__What is asked__. Extract, exactly as written, each line from the start of the records below to the line containing "(outL) at (40,441);", both ends included; drop the pictures.
[START OF Information supplied]
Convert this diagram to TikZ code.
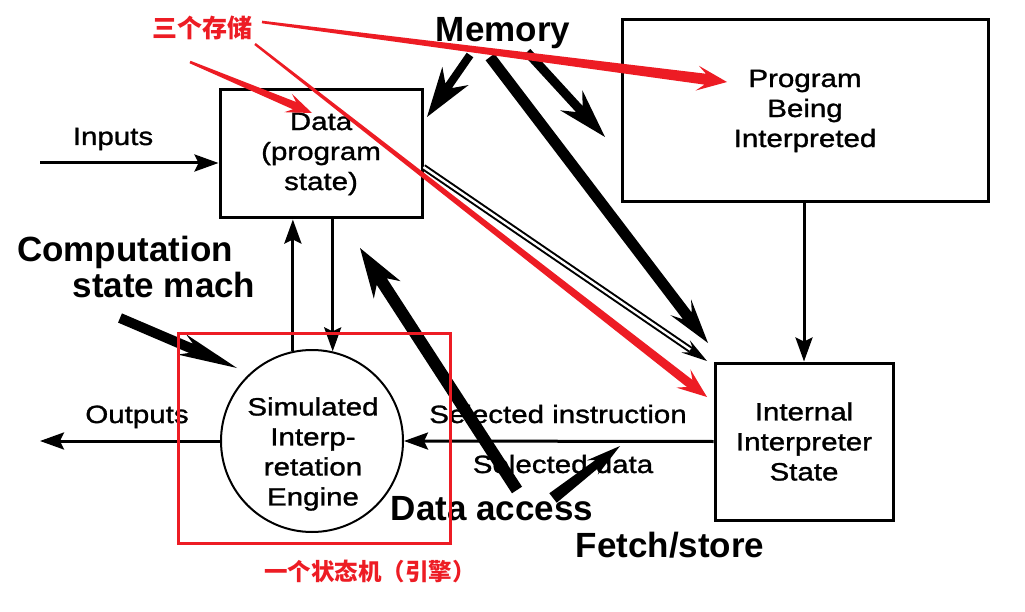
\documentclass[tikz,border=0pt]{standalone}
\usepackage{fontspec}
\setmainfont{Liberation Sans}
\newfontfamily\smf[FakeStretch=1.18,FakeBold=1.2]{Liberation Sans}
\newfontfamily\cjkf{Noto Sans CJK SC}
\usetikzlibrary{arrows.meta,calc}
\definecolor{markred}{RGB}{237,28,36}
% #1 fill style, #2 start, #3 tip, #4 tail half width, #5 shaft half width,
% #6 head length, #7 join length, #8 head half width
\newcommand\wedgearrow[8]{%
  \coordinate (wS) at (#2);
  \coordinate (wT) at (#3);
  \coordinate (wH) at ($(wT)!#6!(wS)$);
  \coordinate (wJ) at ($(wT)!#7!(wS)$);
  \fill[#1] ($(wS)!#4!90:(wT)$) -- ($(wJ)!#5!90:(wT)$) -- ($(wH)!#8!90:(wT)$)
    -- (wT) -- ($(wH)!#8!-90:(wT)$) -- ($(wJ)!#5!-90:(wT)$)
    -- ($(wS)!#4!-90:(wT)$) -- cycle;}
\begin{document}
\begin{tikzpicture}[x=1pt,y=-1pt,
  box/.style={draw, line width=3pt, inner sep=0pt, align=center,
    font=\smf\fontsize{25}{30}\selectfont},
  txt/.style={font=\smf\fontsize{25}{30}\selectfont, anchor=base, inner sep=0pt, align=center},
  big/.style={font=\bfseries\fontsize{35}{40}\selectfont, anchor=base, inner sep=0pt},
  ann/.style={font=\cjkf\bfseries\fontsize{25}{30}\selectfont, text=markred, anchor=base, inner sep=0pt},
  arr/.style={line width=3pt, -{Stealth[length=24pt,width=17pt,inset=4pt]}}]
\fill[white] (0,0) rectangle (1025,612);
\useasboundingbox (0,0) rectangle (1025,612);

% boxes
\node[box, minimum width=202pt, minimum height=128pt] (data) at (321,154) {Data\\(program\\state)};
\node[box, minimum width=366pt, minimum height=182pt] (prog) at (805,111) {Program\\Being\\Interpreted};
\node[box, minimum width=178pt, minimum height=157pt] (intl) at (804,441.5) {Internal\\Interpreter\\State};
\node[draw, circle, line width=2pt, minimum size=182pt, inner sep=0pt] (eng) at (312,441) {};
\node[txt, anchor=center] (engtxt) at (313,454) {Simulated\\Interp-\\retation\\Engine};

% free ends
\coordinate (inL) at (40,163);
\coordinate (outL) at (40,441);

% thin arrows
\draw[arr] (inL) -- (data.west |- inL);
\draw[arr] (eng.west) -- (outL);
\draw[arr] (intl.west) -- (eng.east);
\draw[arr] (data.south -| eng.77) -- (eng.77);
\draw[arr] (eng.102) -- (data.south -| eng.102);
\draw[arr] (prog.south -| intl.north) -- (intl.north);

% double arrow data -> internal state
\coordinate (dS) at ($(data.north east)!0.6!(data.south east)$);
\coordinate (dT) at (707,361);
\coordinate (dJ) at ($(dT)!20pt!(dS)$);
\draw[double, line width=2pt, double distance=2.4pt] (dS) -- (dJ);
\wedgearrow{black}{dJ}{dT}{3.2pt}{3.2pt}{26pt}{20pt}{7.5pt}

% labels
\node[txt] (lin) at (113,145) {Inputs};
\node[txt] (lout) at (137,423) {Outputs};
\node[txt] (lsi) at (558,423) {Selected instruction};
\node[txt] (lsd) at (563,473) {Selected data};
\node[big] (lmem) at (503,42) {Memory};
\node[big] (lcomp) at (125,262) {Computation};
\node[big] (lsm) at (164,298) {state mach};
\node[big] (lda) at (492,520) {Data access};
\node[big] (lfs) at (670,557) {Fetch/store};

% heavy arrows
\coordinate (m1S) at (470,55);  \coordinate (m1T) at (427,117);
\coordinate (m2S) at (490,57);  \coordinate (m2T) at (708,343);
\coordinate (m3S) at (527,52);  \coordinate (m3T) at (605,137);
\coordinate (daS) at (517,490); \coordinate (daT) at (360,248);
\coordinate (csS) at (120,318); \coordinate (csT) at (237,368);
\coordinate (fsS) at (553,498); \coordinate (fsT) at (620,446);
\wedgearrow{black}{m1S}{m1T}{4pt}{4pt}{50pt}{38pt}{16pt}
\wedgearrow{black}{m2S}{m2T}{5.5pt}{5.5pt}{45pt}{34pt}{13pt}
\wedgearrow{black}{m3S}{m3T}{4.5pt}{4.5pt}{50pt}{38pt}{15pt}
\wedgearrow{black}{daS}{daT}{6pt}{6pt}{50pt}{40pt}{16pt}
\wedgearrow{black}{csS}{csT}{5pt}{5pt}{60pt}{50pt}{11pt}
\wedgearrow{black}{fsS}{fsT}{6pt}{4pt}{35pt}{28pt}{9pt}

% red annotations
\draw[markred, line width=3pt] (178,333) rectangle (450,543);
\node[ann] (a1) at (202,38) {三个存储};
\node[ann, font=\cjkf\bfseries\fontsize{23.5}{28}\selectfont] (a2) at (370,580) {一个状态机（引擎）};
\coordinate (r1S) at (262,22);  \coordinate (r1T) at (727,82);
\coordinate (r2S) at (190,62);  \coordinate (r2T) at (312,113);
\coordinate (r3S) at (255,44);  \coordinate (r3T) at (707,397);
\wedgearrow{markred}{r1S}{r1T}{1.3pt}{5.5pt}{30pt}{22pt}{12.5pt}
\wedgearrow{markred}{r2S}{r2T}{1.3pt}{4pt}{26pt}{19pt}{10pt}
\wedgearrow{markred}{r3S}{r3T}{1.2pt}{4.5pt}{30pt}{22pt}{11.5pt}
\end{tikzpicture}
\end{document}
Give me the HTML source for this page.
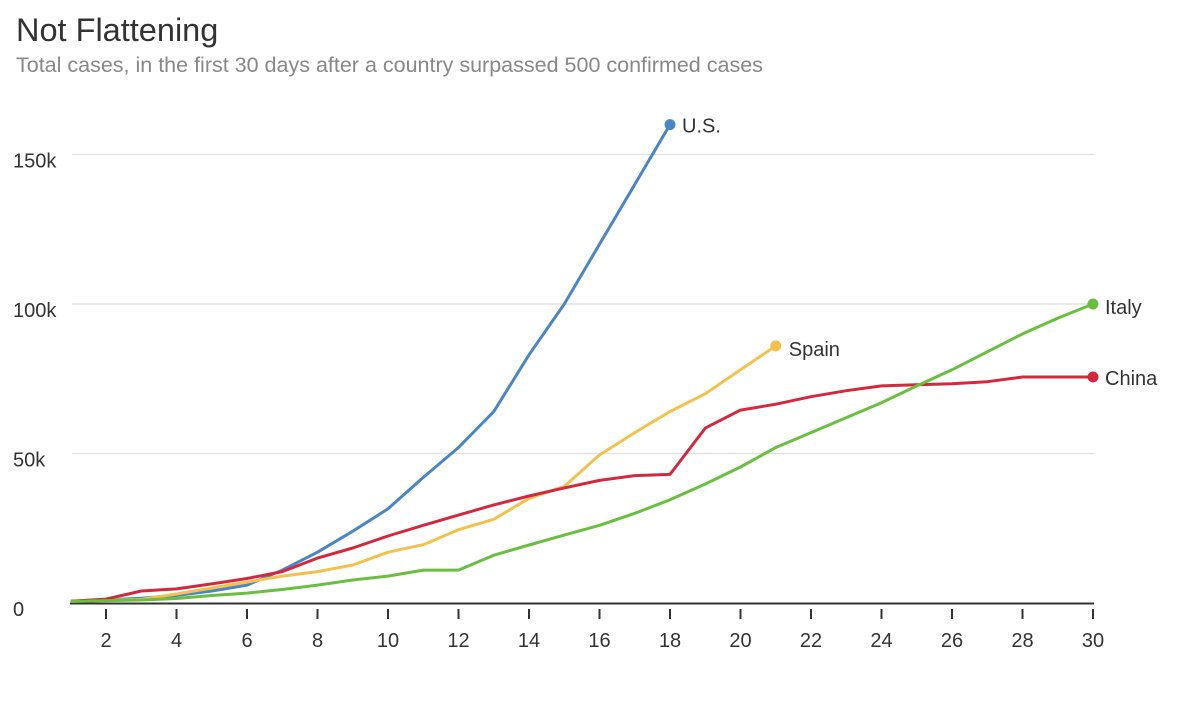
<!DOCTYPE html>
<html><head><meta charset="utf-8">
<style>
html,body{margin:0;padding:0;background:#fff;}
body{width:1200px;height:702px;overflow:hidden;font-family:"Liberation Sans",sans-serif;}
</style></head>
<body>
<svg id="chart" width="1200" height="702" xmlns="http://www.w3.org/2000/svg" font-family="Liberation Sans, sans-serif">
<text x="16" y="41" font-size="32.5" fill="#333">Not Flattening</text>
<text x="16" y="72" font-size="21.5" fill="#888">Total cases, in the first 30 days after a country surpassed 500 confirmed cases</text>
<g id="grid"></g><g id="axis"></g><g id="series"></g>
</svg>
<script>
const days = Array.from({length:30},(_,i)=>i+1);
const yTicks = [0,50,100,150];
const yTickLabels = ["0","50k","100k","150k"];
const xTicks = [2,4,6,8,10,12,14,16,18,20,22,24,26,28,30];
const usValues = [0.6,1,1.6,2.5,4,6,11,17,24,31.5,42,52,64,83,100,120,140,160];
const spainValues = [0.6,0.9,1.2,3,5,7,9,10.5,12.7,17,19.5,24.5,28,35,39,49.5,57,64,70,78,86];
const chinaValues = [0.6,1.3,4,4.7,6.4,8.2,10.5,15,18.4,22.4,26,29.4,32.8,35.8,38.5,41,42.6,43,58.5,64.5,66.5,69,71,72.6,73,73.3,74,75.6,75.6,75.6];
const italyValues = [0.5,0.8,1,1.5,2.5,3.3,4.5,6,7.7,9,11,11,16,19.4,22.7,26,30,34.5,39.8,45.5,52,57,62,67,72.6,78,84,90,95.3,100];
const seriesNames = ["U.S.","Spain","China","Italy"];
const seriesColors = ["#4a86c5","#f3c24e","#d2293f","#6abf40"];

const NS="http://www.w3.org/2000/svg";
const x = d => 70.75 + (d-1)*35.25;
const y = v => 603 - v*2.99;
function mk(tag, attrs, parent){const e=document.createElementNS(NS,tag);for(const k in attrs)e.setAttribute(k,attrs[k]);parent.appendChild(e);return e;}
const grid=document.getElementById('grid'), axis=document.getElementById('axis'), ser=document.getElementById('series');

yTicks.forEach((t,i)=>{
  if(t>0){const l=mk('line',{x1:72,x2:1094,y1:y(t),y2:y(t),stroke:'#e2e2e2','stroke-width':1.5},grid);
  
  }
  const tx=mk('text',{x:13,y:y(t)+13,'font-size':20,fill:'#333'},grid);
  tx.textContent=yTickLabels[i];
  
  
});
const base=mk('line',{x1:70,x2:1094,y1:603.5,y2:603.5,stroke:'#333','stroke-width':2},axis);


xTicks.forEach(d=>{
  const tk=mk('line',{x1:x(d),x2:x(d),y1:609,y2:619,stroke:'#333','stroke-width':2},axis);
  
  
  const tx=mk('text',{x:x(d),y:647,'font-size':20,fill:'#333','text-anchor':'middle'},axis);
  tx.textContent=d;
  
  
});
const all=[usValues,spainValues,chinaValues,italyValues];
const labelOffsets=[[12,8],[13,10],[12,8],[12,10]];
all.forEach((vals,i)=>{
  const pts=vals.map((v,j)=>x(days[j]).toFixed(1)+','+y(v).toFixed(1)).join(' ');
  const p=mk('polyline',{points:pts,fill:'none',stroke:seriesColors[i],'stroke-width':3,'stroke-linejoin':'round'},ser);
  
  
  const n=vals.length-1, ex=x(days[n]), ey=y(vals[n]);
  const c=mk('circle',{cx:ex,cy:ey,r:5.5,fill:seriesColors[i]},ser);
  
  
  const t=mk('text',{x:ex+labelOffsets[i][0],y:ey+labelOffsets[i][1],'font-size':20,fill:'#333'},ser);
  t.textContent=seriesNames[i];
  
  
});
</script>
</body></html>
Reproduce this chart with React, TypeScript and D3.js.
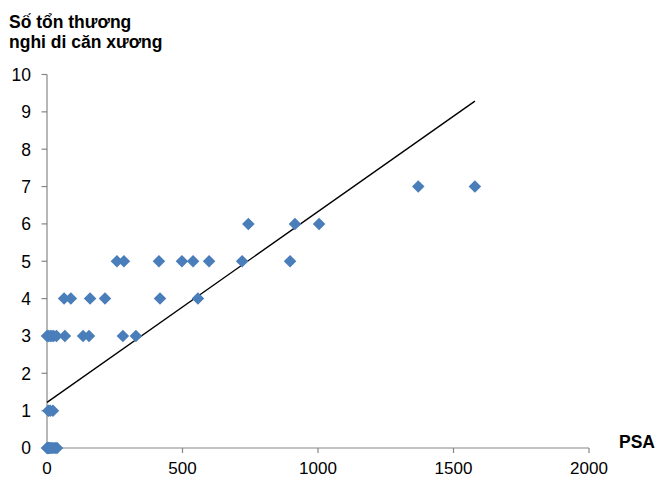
[END OF Information supplied]
__Written response__.
Convert this diagram to TikZ code.
\documentclass[tikz,border=0pt]{standalone}
\usepackage{fontspec}
\setmainfont{Liberation Sans}
\newfontfamily\smf[FakeStretch=1.18,FakeBold=1.2]{Liberation Sans}
\newfontfamily\cjkf{Noto Sans CJK SC}
\usetikzlibrary{arrows.meta,calc}
\definecolor{markred}{RGB}{237,28,36}
% #1 fill style, #2 start, #3 tip, #4 tail half width, #5 shaft half width,
% #6 head length, #7 join length, #8 head half width
\newcommand\wedgearrow[8]{%
  \coordinate (wS) at (#2);
  \coordinate (wT) at (#3);
  \coordinate (wH) at ($(wT)!#6!(wS)$);
  \coordinate (wJ) at ($(wT)!#7!(wS)$);
  \fill[#1] ($(wS)!#4!90:(wT)$) -- ($(wJ)!#5!90:(wT)$) -- ($(wH)!#8!90:(wT)$)
    -- (wT) -- ($(wH)!#8!-90:(wT)$) -- ($(wJ)!#5!-90:(wT)$)
    -- ($(wS)!#4!-90:(wT)$) -- cycle;}
\begin{document}
\begin{tikzpicture}[x=1pt,y=-1pt,
  box/.style={draw, line width=3pt, inner sep=0pt, align=center,
    font=\smf\fontsize{25}{30}\selectfont},
  txt/.style={font=\smf\fontsize{25}{30}\selectfont, anchor=base, inner sep=0pt, align=center},
  big/.style={font=\bfseries\fontsize{35}{40}\selectfont, anchor=base, inner sep=0pt},
  ann/.style={font=\cjkf\bfseries\fontsize{25}{30}\selectfont, text=markred, anchor=base, inner sep=0pt},
  arr/.style={line width=3pt, -{Stealth[length=24pt,width=17pt,inset=4pt]}}]
\fill[white] (0,0) rectangle (1025,612);
\useasboundingbox (0,0) rectangle (1025,612);

% boxes
\node[box, minimum width=202pt, minimum height=128pt] (data) at (321,154) {Data\\(program\\state)};
\node[box, minimum width=366pt, minimum height=182pt] (prog) at (805,111) {Program\\Being\\Interpreted};
\node[box, minimum width=178pt, minimum height=157pt] (intl) at (804,441.5) {Internal\\Interpreter\\State};
\node[draw, circle, line width=2pt, minimum size=182pt, inner sep=0pt] (eng) at (312,441) {};
\node[txt, anchor=center] (engtxt) at (313,454) {Simulated\\Interp-\\retation\\Engine};

% free ends
\coordinate (inL) at (40,163);
\coordinate (outL) at (40,441);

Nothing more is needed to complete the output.